(Charts and diagrams as code)

-.-.-

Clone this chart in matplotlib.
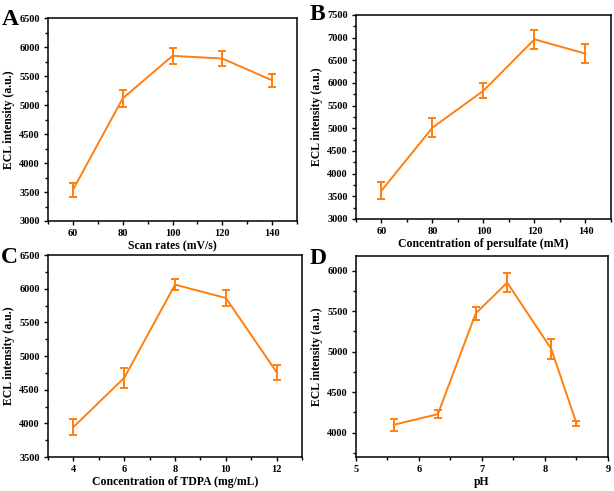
import matplotlib
matplotlib.use("Agg")
import matplotlib.pyplot as plt
from matplotlib.ticker import MultipleLocator

plt.rcParams["font.family"] = ["Liberation Serif", "DejaVu Serif"]
plt.rcParams["font.weight"] = "bold"

ORANGE = "#ff7f0f"

# --- data ---
scan_rate = [60, 80, 100, 120, 140]
scan_ecl = [3537, 5114, 5848, 5801, 5426]
scan_err = [115, 145, 142, 133, 107]

persulfate = [60, 80, 100, 120, 140]
pers_ecl = [3625, 5015, 5831, 6963, 6647]
pers_err = [187, 206, 165, 213, 202]

tdpa = [4, 6, 8, 10, 12]
tdpa_ecl = [3945, 4676, 6060, 5862, 4760]
tdpa_err = [116, 153, 86, 121, 111]

ph = [5.6, 6.3, 6.9, 7.4, 8.1, 8.5]
ph_ecl = [4098, 4229, 5471, 5852, 5033, 4115]
ph_err = [74, 53, 76, 115, 119, 35]

W, H = 614, 491

panels = [
    # letter, rect, letter top (px), x, y, err, xlabel, xlim, ylim, xmaj
    ("A", [0.0782, 0.5499, 0.4055, 0.4134], 9, scan_rate, scan_ecl, scan_err,
     "Scan rates (mV/s)", (50, 150), (3000, 6500), 20),
    ("B", [0.5798, 0.5540, 0.4153, 0.4155], 4, persulfate, pers_ecl, pers_err,
     "Concentration of persulfate (mM)", (50, 150), (3000, 7500), 20),
    ("C", [0.0782, 0.0692, 0.4137, 0.4114], 247, tdpa, tdpa_ecl, tdpa_err,
     "Concentration of TDPA (mg/mL)", (3, 13), (3500, 6500), 2),
    ("D", [0.5798, 0.0692, 0.4104, 0.4094], 248, ph, ph_ecl, ph_err,
     "pH", (5, 9), (3700, 6180), 1),
]

fig = plt.figure(figsize=(W / 100, H / 100), dpi=100)

for letter, rect, ltop, x, y, err, xlabel, xlim, ylim, xmaj in panels:
    ax = fig.add_axes(rect)
    ax.errorbar(x, y, yerr=err, color=ORANGE, linewidth=1.4,
                elinewidth=1.4, capsize=3, capthick=1.4)
    ax.set_xlim(*xlim)
    ax.set_ylim(*ylim)
    ax.xaxis.set_major_locator(MultipleLocator(xmaj))
    ax.xaxis.set_minor_locator(MultipleLocator(xmaj / 2))
    ax.yaxis.set_major_locator(MultipleLocator(500))
    ax.yaxis.set_minor_locator(MultipleLocator(250))
    ax.tick_params(which="both", direction="out", top=False, right=False,
                   labelsize=7.5, width=1.0, pad=3)
    ax.tick_params(which="major", length=3)
    ax.tick_params(which="minor", length=2)
    for lab in ax.get_xticklabels() + ax.get_yticklabels():
        lab.set_fontweight("bold")
    for spine in ax.spines.values():
        spine.set_linewidth(1.1)
    ax.set_xlabel(xlabel, fontsize=8.5, fontweight="bold", labelpad=1.5)
    ax.set_ylabel("ECL intensity (a.u.)", fontsize=8.5, fontweight="bold", labelpad=3)
    fig.text(rect[0] - 0.076, 1 - ltop / H, letter, fontsize=17,
             fontweight="bold", va="top", ha="left")

fig.savefig("out.png", dpi=100)
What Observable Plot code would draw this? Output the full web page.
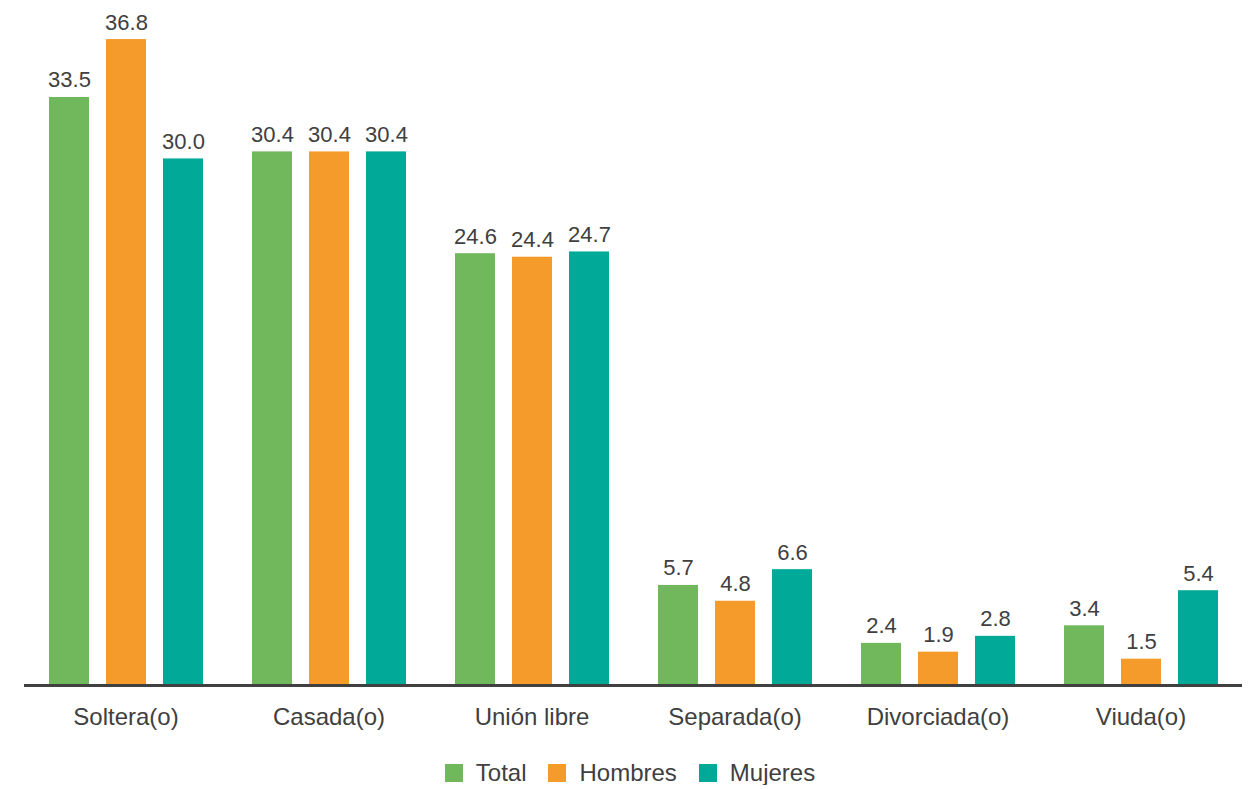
<!DOCTYPE html>
<html>
<head>
<meta charset="utf-8">
<script src="https://cdn.jsdelivr.net/npm/d3@7"></script>
<script src="https://cdn.jsdelivr.net/npm/@observablehq/plot@0.6"></script>
<style>
  body { margin: 0; background: #fff; font-family: "Liberation Sans", Arial, sans-serif; }
  #legend { display: flex; justify-content: center; align-items: center; margin-top: 16px; font-size: 24px; line-height: 24px; color: #404040; padding-left: 10px; }
  #legend .item { display: flex; align-items: center; margin: 0 11px; }
  #legend .sw { width: 18px; height: 18px; margin-right: 13px; }
</style>
</head>
<body>
<div id="chart"></div>
<div id="legend"></div>
<script>
const categories = ["Soltera(o)", "Casada(o)", "Unión libre", "Separada(o)", "Divorciada(o)", "Viuda(o)"];
const series = ["Total", "Hombres", "Mujeres"];
const colors = ["#71B75B", "#F49B2B", "#00A998"];
const totalValues   = [33.5, 30.4, 24.6, 5.7, 2.4, 3.4];
const hombresValues = [36.8, 30.4, 24.4, 4.8, 1.9, 1.5];
const mujeresValues = [30.0, 30.4, 24.7, 6.6, 2.8, 5.4];

const seriesValues = [totalValues, hombresValues, mujeresValues];
const data = [];
categories.forEach((c, i) => {
  series.forEach((s, j) => data.push({cat: c, series: s, value: seriesValues[j][i]}));
});

const chart = Plot.plot({
  width: 1250,
  height: 745,
  marginTop: 18,
  marginBottom: 60,
  marginLeft: 24,
  marginRight: 8,
  style: {fontFamily: '"Liberation Sans", Arial, sans-serif', color: "#404040", background: "#fff"},
  fx: {domain: categories, padding: 0, label: null},
  x: {domain: series, paddingInner: 0.304, paddingOuter: 0.417, axis: null},
  y: {domain: [0, 38], axis: null},
  color: {domain: series, range: colors},
  marks: [
    Plot.barY(data, {fx: "cat", x: "series", y: "value", fill: "series"}),
    Plot.text(data, {fx: "cat", x: "series", y: "value", text: d => d.value.toFixed(1), dy: -10, lineAnchor: "bottom", fontSize: 22, fill: "#404040"}),
    Plot.ruleY([0], {stroke: "#404040", strokeWidth: 3}),
    Plot.axisFx({anchor: "bottom", tickSize: 0, tickPadding: 22, fontSize: 24, label: null})
  ]
});
document.getElementById("chart").appendChild(chart);

const legend = document.getElementById("legend");
series.forEach((s, j) => {
  const item = document.createElement("div");
  item.className = "item";
  const sw = document.createElement("span");
  sw.className = "sw";
  sw.style.background = colors[j];
  const t = document.createElement("span");
  t.textContent = s;
  item.appendChild(sw);
  item.appendChild(t);
  legend.appendChild(item);
});
</script>
</body>
</html>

-.-.-

- **Aim**:
Pictures don't belong in the copy. Restate all the entries exactly.

- **Task output**:
Clone this chart in matplotlib.
import matplotlib
matplotlib.use("Agg")
import matplotlib.pyplot as plt
from matplotlib.ticker import MultipleLocator

plt.rcParams["font.family"] = ["Liberation Serif", "DejaVu Serif"]
plt.rcParams["font.weight"] = "bold"

ORANGE = "#ff7f0f"

# --- data ---
scan_rate = [60, 80, 100, 120, 140]
scan_ecl = [3537, 5114, 5848, 5801, 5426]
scan_err = [115, 145, 142, 133, 107]

persulfate = [60, 80, 100, 120, 140]
pers_ecl = [3625, 5015, 5831, 6963, 6647]
pers_err = [187, 206, 165, 213, 202]

tdpa = [4, 6, 8, 10, 12]
tdpa_ecl = [3945, 4676, 6060, 5862, 4760]
tdpa_err = [116, 153, 86, 121, 111]

ph = [5.6, 6.3, 6.9, 7.4, 8.1, 8.5]
ph_ecl = [4098, 4229, 5471, 5852, 5033, 4115]
ph_err = [74, 53, 76, 115, 119, 35]

W, H = 614, 491

panels = [
    # letter, rect, letter top (px), x, y, err, xlabel, xlim, ylim, xmaj
    ("A", [0.0782, 0.5499, 0.4055, 0.4134], 9, scan_rate, scan_ecl, scan_err,
     "Scan rates (mV/s)", (50, 150), (3000, 6500), 20),
    ("B", [0.5798, 0.5540, 0.4153, 0.4155], 4, persulfate, pers_ecl, pers_err,
     "Concentration of persulfate (mM)", (50, 150), (3000, 7500), 20),
    ("C", [0.0782, 0.0692, 0.4137, 0.4114], 247, tdpa, tdpa_ecl, tdpa_err,
     "Concentration of TDPA (mg/mL)", (3, 13), (3500, 6500), 2),
    ("D", [0.5798, 0.0692, 0.4104, 0.4094], 248, ph, ph_ecl, ph_err,
     "pH", (5, 9), (3700, 6180), 1),
]

fig = plt.figure(figsize=(W / 100, H / 100), dpi=100)

for letter, rect, ltop, x, y, err, xlabel, xlim, ylim, xmaj in panels:
    ax = fig.add_axes(rect)
    ax.errorbar(x, y, yerr=err, color=ORANGE, linewidth=1.4,
                elinewidth=1.4, capsize=3, capthick=1.4)
    ax.set_xlim(*xlim)
    ax.set_ylim(*ylim)
    ax.xaxis.set_major_locator(MultipleLocator(xmaj))
    ax.xaxis.set_minor_locator(MultipleLocator(xmaj / 2))
    ax.yaxis.set_major_locator(MultipleLocator(500))
    ax.yaxis.set_minor_locator(MultipleLocator(250))
    ax.tick_params(which="both", direction="out", top=False, right=False,
                   labelsize=7.5, width=1.0, pad=3)
    ax.tick_params(which="major", length=3)
    ax.tick_params(which="minor", length=2)
    for lab in ax.get_xticklabels() + ax.get_yticklabels():
        lab.set_fontweight("bold")
    for spine in ax.spines.values():
        spine.set_linewidth(1.1)
    ax.set_xlabel(xlabel, fontsize=8.5, fontweight="bold", labelpad=1.5)
    ax.set_ylabel("ECL intensity (a.u.)", fontsize=8.5, fontweight="bold", labelpad=3)
    fig.text(rect[0] - 0.076, 1 - ltop / H, letter, fontsize=17,
             fontweight="bold", va="top", ha="left")

fig.savefig("out.png", dpi=100)
What Observable Plot code would draw this? Output the full web page.
<!DOCTYPE html>
<html>
<head>
<meta charset="utf-8">
<script src="https://cdn.jsdelivr.net/npm/d3@7"></script>
<script src="https://cdn.jsdelivr.net/npm/@observablehq/plot@0.6"></script>
<style>
  body { margin: 0; background: #fff; font-family: "Liberation Sans", Arial, sans-serif; }
  #legend { display: flex; justify-content: center; align-items: center; margin-top: 16px; font-size: 24px; line-height: 24px; color: #404040; padding-left: 10px; }
  #legend .item { display: flex; align-items: center; margin: 0 11px; }
  #legend .sw { width: 18px; height: 18px; margin-right: 13px; }
</style>
</head>
<body>
<div id="chart"></div>
<div id="legend"></div>
<script>
const categories = ["Soltera(o)", "Casada(o)", "Unión libre", "Separada(o)", "Divorciada(o)", "Viuda(o)"];
const series = ["Total", "Hombres", "Mujeres"];
const colors = ["#71B75B", "#F49B2B", "#00A998"];
const totalValues   = [33.5, 30.4, 24.6, 5.7, 2.4, 3.4];
const hombresValues = [36.8, 30.4, 24.4, 4.8, 1.9, 1.5];
const mujeresValues = [30.0, 30.4, 24.7, 6.6, 2.8, 5.4];

const seriesValues = [totalValues, hombresValues, mujeresValues];
const data = [];
categories.forEach((c, i) => {
  series.forEach((s, j) => data.push({cat: c, series: s, value: seriesValues[j][i]}));
});

const chart = Plot.plot({
  width: 1250,
  height: 745,
  marginTop: 18,
  marginBottom: 60,
  marginLeft: 24,
  marginRight: 8,
  style: {fontFamily: '"Liberation Sans", Arial, sans-serif', color: "#404040", background: "#fff"},
  fx: {domain: categories, padding: 0, label: null},
  x: {domain: series, paddingInner: 0.304, paddingOuter: 0.417, axis: null},
  y: {domain: [0, 38], axis: null},
  color: {domain: series, range: colors},
  marks: [
    Plot.barY(data, {fx: "cat", x: "series", y: "value", fill: "series"}),
    Plot.text(data, {fx: "cat", x: "series", y: "value", text: d => d.value.toFixed(1), dy: -10, lineAnchor: "bottom", fontSize: 22, fill: "#404040"}),
    Plot.ruleY([0], {stroke: "#404040", strokeWidth: 3}),
    Plot.axisFx({anchor: "bottom", tickSize: 0, tickPadding: 22, fontSize: 24, label: null})
  ]
});
document.getElementById("chart").appendChild(chart);

const legend = document.getElementById("legend");
series.forEach((s, j) => {
  const item = document.createElement("div");
  item.className = "item";
  const sw = document.createElement("span");
  sw.className = "sw";
  sw.style.background = colors[j];
  const t = document.createElement("span");
  t.textContent = s;
  item.appendChild(sw);
  item.appendChild(t);
  legend.appendChild(item);
});
</script>
</body>
</html>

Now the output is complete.